• [TASK DESCRIPTION]
Return only the lines running from the top of the entries to the line with "import plotly.graph_objects as go", inclusive, exactly as written.

## START SUPPLIED MATERIAL

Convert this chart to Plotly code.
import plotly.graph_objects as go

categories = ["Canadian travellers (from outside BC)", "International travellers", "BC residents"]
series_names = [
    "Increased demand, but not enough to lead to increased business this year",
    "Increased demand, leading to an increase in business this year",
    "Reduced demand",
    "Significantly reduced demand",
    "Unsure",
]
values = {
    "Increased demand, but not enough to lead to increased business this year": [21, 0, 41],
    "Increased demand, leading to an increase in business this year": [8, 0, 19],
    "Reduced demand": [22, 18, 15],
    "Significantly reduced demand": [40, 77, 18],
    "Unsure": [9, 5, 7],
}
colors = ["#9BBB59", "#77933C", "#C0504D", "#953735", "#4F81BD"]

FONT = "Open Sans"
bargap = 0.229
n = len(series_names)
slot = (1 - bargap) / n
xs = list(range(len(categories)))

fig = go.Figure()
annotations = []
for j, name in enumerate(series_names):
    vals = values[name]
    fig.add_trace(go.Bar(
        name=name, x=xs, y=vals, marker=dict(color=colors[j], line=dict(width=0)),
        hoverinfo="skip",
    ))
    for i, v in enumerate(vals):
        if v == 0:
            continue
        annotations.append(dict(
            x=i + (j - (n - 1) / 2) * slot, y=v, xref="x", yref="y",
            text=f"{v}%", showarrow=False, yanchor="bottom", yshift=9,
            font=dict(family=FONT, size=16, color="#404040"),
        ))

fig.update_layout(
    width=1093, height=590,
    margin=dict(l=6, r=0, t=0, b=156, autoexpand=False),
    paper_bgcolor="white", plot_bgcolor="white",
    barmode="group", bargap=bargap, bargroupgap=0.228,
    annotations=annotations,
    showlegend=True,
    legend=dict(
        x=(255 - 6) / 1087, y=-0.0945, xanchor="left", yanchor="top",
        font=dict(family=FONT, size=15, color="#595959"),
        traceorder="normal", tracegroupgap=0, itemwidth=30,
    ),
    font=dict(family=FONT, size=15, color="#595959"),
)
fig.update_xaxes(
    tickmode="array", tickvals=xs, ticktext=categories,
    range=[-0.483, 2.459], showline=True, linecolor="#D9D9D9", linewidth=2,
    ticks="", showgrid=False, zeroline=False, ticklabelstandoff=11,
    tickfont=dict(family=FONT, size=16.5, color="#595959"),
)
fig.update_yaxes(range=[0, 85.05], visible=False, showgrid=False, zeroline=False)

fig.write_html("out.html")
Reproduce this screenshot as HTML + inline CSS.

## END SUPPLIED MATERIAL

• [THE ANSWER]
Convert this chart to Plotly code.
import plotly.graph_objects as go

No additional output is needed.